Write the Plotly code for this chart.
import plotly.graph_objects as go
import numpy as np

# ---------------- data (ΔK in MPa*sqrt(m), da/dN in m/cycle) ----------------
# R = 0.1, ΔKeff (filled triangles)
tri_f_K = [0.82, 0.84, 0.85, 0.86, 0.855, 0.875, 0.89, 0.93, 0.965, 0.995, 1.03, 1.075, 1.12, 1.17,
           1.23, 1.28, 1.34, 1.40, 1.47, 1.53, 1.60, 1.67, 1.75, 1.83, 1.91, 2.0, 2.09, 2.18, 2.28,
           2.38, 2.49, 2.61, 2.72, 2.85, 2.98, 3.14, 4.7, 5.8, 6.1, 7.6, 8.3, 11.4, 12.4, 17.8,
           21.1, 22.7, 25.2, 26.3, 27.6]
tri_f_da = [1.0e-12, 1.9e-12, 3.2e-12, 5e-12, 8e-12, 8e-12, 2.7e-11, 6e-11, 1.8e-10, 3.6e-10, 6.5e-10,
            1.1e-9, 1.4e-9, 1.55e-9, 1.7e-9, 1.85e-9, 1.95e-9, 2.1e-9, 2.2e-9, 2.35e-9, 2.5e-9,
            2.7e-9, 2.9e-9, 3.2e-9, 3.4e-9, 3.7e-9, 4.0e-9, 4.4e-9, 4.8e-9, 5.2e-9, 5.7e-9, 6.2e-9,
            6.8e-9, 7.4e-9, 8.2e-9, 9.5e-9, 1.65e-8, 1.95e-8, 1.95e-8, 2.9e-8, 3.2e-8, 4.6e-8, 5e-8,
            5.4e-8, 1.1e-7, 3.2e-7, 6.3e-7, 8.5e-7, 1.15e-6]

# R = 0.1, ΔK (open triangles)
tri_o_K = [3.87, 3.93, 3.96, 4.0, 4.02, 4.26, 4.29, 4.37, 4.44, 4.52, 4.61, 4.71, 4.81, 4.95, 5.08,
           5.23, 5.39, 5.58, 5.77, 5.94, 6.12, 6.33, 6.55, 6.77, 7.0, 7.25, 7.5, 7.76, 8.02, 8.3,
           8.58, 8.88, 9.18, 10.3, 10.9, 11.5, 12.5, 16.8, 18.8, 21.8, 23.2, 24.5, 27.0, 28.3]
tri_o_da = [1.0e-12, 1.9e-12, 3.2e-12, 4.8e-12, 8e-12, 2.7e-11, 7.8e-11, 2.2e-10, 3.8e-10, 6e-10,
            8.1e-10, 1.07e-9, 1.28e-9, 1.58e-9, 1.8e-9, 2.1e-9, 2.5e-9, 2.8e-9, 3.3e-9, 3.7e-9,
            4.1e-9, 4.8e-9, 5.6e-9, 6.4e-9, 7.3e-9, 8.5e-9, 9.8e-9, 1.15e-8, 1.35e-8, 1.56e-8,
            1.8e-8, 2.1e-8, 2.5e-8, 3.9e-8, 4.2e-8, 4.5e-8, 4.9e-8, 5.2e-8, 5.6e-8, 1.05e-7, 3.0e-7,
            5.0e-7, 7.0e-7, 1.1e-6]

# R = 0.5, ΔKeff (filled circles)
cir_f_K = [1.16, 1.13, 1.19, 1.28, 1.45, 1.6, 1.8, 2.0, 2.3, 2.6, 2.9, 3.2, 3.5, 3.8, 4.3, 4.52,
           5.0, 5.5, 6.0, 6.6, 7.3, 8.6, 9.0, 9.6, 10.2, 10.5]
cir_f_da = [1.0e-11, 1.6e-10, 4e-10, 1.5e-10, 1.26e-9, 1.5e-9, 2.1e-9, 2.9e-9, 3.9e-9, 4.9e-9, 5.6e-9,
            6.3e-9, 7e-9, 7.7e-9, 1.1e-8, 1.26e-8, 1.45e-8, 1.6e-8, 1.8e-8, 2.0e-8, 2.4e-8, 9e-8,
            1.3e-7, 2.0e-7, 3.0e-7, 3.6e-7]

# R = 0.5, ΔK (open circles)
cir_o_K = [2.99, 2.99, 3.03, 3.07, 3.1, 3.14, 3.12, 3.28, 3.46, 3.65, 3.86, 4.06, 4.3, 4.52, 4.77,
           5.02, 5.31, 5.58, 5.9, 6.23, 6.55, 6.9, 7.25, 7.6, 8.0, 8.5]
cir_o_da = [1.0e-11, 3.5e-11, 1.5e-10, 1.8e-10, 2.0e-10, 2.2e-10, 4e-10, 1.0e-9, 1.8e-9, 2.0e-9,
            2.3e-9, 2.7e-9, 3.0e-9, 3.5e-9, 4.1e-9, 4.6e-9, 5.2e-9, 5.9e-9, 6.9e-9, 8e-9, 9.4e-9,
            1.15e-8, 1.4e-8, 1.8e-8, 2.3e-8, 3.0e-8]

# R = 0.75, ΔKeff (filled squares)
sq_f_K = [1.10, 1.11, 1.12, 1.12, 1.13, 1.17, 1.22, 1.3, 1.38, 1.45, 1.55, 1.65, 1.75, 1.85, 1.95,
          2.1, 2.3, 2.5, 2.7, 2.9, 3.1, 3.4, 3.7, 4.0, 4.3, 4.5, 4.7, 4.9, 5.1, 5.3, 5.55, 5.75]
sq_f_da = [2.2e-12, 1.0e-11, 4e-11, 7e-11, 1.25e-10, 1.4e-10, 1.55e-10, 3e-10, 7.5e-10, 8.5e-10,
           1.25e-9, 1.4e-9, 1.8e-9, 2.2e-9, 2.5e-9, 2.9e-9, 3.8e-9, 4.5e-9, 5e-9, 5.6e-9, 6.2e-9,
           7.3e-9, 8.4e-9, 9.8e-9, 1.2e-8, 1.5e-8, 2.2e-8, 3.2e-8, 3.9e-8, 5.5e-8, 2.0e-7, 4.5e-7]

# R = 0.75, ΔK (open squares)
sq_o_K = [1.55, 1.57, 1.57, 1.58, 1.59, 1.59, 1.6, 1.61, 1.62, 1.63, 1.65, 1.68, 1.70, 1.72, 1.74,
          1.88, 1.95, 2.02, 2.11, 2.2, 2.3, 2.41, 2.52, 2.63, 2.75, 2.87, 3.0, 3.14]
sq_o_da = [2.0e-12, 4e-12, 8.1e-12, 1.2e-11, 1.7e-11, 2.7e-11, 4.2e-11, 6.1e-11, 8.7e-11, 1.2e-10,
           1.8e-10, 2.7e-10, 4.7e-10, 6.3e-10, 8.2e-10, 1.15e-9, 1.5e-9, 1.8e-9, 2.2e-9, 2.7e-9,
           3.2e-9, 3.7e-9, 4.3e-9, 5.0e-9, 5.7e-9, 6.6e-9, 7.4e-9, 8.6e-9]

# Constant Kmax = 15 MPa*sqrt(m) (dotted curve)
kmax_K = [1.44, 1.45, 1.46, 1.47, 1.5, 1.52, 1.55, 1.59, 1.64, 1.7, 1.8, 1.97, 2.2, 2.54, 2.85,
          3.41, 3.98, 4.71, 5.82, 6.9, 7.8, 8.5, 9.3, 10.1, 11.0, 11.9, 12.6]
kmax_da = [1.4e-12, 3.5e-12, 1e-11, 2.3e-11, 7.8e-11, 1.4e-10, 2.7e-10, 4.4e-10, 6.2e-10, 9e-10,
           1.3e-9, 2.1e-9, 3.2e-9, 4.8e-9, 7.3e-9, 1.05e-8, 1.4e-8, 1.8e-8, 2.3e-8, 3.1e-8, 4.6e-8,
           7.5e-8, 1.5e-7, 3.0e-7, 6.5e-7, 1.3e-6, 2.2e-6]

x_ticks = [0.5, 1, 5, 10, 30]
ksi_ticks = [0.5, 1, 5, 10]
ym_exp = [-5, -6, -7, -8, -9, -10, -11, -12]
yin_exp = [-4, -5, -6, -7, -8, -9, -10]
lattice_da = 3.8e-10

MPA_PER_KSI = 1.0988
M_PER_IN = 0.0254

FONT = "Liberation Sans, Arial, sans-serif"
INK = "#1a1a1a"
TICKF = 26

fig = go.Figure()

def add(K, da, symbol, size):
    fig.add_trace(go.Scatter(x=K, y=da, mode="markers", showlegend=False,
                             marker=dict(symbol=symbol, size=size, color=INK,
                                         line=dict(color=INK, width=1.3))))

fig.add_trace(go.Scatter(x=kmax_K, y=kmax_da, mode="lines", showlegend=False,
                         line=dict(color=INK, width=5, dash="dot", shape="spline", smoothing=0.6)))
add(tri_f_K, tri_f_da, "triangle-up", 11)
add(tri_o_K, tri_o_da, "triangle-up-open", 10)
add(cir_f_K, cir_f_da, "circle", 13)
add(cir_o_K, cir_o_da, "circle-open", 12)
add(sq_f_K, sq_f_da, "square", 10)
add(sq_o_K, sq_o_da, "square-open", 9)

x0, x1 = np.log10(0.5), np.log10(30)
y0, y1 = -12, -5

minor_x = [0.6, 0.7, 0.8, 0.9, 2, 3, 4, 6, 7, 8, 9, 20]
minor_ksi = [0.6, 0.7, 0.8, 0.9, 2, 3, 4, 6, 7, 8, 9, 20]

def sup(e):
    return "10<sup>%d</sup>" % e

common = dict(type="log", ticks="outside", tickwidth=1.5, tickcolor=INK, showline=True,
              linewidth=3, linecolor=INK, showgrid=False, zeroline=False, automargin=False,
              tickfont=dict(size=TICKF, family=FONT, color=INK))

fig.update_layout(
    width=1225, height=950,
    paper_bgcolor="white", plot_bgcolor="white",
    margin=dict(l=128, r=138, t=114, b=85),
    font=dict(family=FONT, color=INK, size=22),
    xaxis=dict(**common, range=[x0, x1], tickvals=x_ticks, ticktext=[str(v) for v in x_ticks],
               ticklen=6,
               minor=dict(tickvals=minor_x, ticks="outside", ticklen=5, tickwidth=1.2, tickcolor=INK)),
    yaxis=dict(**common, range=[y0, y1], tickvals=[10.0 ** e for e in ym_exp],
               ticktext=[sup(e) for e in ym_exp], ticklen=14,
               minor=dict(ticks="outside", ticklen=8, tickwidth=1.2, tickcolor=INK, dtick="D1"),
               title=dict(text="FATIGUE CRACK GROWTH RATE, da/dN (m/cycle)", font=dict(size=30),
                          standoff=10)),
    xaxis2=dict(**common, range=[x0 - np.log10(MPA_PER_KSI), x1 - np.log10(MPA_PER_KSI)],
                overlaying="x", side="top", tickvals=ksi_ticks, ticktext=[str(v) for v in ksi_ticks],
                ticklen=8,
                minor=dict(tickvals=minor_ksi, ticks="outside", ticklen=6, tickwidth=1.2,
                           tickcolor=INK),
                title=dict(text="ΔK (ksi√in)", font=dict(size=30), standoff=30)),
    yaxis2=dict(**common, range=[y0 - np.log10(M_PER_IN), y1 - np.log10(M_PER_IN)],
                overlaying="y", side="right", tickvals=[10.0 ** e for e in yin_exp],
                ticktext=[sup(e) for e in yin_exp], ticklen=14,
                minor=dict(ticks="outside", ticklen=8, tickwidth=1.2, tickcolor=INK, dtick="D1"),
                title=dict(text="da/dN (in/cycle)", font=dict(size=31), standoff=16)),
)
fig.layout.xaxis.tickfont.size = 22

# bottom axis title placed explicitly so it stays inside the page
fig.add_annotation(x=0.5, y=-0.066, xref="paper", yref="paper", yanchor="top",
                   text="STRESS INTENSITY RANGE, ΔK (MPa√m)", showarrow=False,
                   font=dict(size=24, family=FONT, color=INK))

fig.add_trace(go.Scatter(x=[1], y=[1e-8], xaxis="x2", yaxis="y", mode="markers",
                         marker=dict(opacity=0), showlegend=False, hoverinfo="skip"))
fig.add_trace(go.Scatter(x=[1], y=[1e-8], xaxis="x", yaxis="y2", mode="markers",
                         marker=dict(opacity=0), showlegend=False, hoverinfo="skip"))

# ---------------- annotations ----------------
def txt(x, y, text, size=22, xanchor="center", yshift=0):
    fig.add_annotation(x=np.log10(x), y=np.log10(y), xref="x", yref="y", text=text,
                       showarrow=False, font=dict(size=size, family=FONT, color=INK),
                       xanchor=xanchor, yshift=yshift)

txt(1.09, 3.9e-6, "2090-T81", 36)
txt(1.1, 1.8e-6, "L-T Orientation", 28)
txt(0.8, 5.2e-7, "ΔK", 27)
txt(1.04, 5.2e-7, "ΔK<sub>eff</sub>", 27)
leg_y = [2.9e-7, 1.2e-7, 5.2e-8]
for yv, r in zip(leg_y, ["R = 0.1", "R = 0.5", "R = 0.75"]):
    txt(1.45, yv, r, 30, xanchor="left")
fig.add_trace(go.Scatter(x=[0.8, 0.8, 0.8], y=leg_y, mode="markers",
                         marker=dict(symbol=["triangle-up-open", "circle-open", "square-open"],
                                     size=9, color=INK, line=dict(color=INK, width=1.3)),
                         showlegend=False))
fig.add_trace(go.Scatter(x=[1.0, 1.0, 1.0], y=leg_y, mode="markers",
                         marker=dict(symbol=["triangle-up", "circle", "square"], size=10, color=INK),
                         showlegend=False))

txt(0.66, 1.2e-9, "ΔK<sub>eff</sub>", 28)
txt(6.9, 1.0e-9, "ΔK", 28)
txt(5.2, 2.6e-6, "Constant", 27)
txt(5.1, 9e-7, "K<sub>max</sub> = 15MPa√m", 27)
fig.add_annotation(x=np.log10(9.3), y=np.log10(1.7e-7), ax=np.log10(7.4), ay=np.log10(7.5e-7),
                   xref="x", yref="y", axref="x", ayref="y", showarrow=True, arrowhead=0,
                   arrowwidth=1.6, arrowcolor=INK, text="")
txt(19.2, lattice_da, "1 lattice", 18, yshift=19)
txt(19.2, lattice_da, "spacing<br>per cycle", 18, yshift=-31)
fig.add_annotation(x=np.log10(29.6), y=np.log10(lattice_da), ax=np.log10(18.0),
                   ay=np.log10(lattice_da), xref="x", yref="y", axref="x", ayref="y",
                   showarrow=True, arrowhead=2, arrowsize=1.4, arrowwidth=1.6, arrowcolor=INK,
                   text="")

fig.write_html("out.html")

◆ ◆ ◆ ◆

**Task instructions:** Only the lines from the first line of the material above through the line that contains "5.0e-7, 7.0e-7, 1.1e-6]" should be quoted, each one exactly.

**Response to this exercise:**
Write the Plotly code for this chart.
import plotly.graph_objects as go
import numpy as np

# ---------------- data (ΔK in MPa*sqrt(m), da/dN in m/cycle) ----------------
# R = 0.1, ΔKeff (filled triangles)
tri_f_K = [0.82, 0.84, 0.85, 0.86, 0.855, 0.875, 0.89, 0.93, 0.965, 0.995, 1.03, 1.075, 1.12, 1.17,
           1.23, 1.28, 1.34, 1.40, 1.47, 1.53, 1.60, 1.67, 1.75, 1.83, 1.91, 2.0, 2.09, 2.18, 2.28,
           2.38, 2.49, 2.61, 2.72, 2.85, 2.98, 3.14, 4.7, 5.8, 6.1, 7.6, 8.3, 11.4, 12.4, 17.8,
           21.1, 22.7, 25.2, 26.3, 27.6]
tri_f_da = [1.0e-12, 1.9e-12, 3.2e-12, 5e-12, 8e-12, 8e-12, 2.7e-11, 6e-11, 1.8e-10, 3.6e-10, 6.5e-10,
            1.1e-9, 1.4e-9, 1.55e-9, 1.7e-9, 1.85e-9, 1.95e-9, 2.1e-9, 2.2e-9, 2.35e-9, 2.5e-9,
            2.7e-9, 2.9e-9, 3.2e-9, 3.4e-9, 3.7e-9, 4.0e-9, 4.4e-9, 4.8e-9, 5.2e-9, 5.7e-9, 6.2e-9,
            6.8e-9, 7.4e-9, 8.2e-9, 9.5e-9, 1.65e-8, 1.95e-8, 1.95e-8, 2.9e-8, 3.2e-8, 4.6e-8, 5e-8,
            5.4e-8, 1.1e-7, 3.2e-7, 6.3e-7, 8.5e-7, 1.15e-6]

# R = 0.1, ΔK (open triangles)
tri_o_K = [3.87, 3.93, 3.96, 4.0, 4.02, 4.26, 4.29, 4.37, 4.44, 4.52, 4.61, 4.71, 4.81, 4.95, 5.08,
           5.23, 5.39, 5.58, 5.77, 5.94, 6.12, 6.33, 6.55, 6.77, 7.0, 7.25, 7.5, 7.76, 8.02, 8.3,
           8.58, 8.88, 9.18, 10.3, 10.9, 11.5, 12.5, 16.8, 18.8, 21.8, 23.2, 24.5, 27.0, 28.3]
tri_o_da = [1.0e-12, 1.9e-12, 3.2e-12, 4.8e-12, 8e-12, 2.7e-11, 7.8e-11, 2.2e-10, 3.8e-10, 6e-10,
            8.1e-10, 1.07e-9, 1.28e-9, 1.58e-9, 1.8e-9, 2.1e-9, 2.5e-9, 2.8e-9, 3.3e-9, 3.7e-9,
            4.1e-9, 4.8e-9, 5.6e-9, 6.4e-9, 7.3e-9, 8.5e-9, 9.8e-9, 1.15e-8, 1.35e-8, 1.56e-8,
            1.8e-8, 2.1e-8, 2.5e-8, 3.9e-8, 4.2e-8, 4.5e-8, 4.9e-8, 5.2e-8, 5.6e-8, 1.05e-7, 3.0e-7,
            5.0e-7, 7.0e-7, 1.1e-6]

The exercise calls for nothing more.